Uchana is a developing town and a municipal committee, near city of Jind in Jind district in the Indian state of Haryana.

==Education==
Uchana has many government and private schools up to senior secondary level (both English and Hindi medium) and four colleges. Ch. Birender Singh, former cabinet Minister in Government of India founded a college named Rajiv Gandhi Mahavidyalaya affiliated to Kurukshetra University and a Nursing college at the outskirts of town (on NH 352, near village Baroda).

==Schools==
- Govt. Sr. Sec. School, Near Railway Fatak, Uchana
- Govt. Girls Sr. Sec. School, Uchana Mandi
- SD Public School, Railway Road, Near old Bus stand, Uchana
- SSMSD Sr. Sec. School Baba Wala School, Uchana Kalan
- Geeta Vidya Mandir High School, Uchana Mandi
- Shivaniaa Public School, Uchana

== Colleges ==
- SD Girls College Uchana
- Shri Ganeshanand College
- Rajiv Gandhi Mahavidlaya

==Demographics==
According to the 2001 census, Uchana had a population of 14,100. Males constitute 54% of the population and females 46%. Uchana has an average literacy rate of 78%, higher than the national average of 74.04%. Male literacy is 82%, and female literacy is 74%. In Uchana, 15% of the population is under 6 years of age.

==Politics==
Uchana (Vidhan Sabha constituency) is always a hot seat in Haryana constituency elections. Premlata (Wife Of Ch. Birender Singh, Union Minister in Modi Cabinet) was elected as MLA (candidate of BJP.) in 2014 while the current MLA is Dushyant Chautala (former deputy chief minister of haryana state) after a massive win in 2019 elections. In the general election Uchana comes under Hisar (Lok Sabha constituency) and Brijendra Singh is MP.

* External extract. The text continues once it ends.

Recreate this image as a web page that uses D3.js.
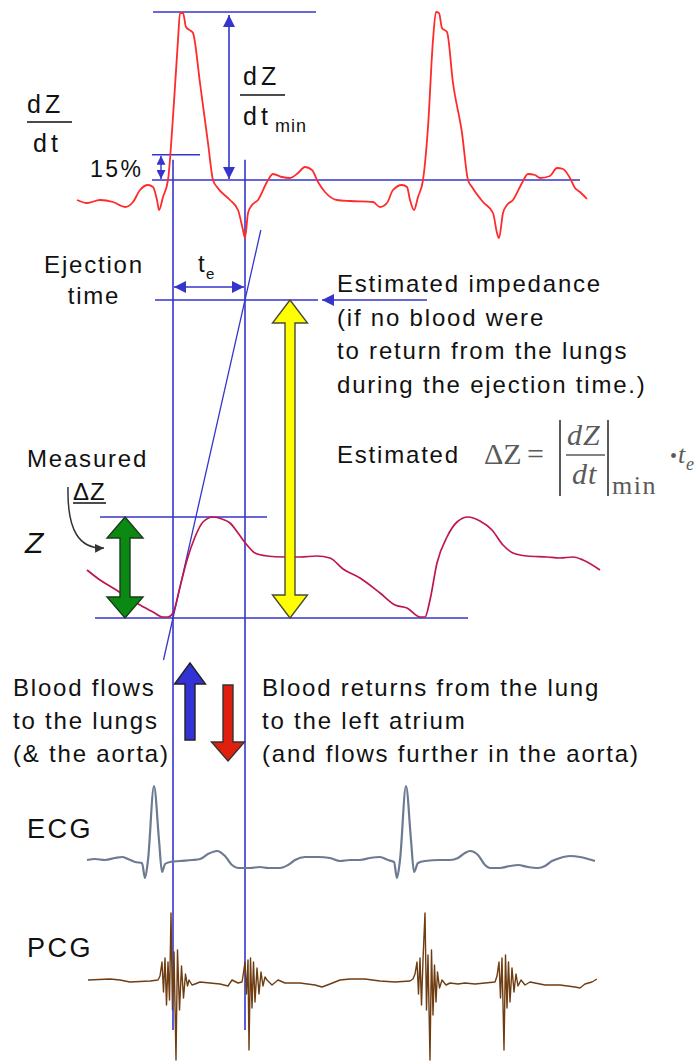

== Railways and Roadways ==
Uchana (UCA) has a railway station on Delhi-Jind-Narwana-Jakhal section of Delhi-Fazilka line that connects Delhi to Punjab. From Uchana, passengers can get direct trains to Jind, Narwana, Delhi, New Delhi, Mumbai, Katra, Jammu, Chandigarh, Jaipur, Kaithal, Kurukshetra, Rohtak, Panipat, Hisar, Sirsa, Jakhal, Firozpur and many other cities.

It is well connected by the road services as well. Privately owned buses and other vehicles run for short routes like Uchana to Jind, Narwana, , Hansi, Hisar, Gogharia, Karsindhu etc. Long route direct buses are also available for Delhi, Sangrur, Ludhiana, Amritsar, Patiala, Jammu etc. It is situated on the busy route of Delhi to Sangrur on National Highway 71.

Nearest airport is IGI Airport, New Delhi - 165 km distance (about 3.5 hours ride).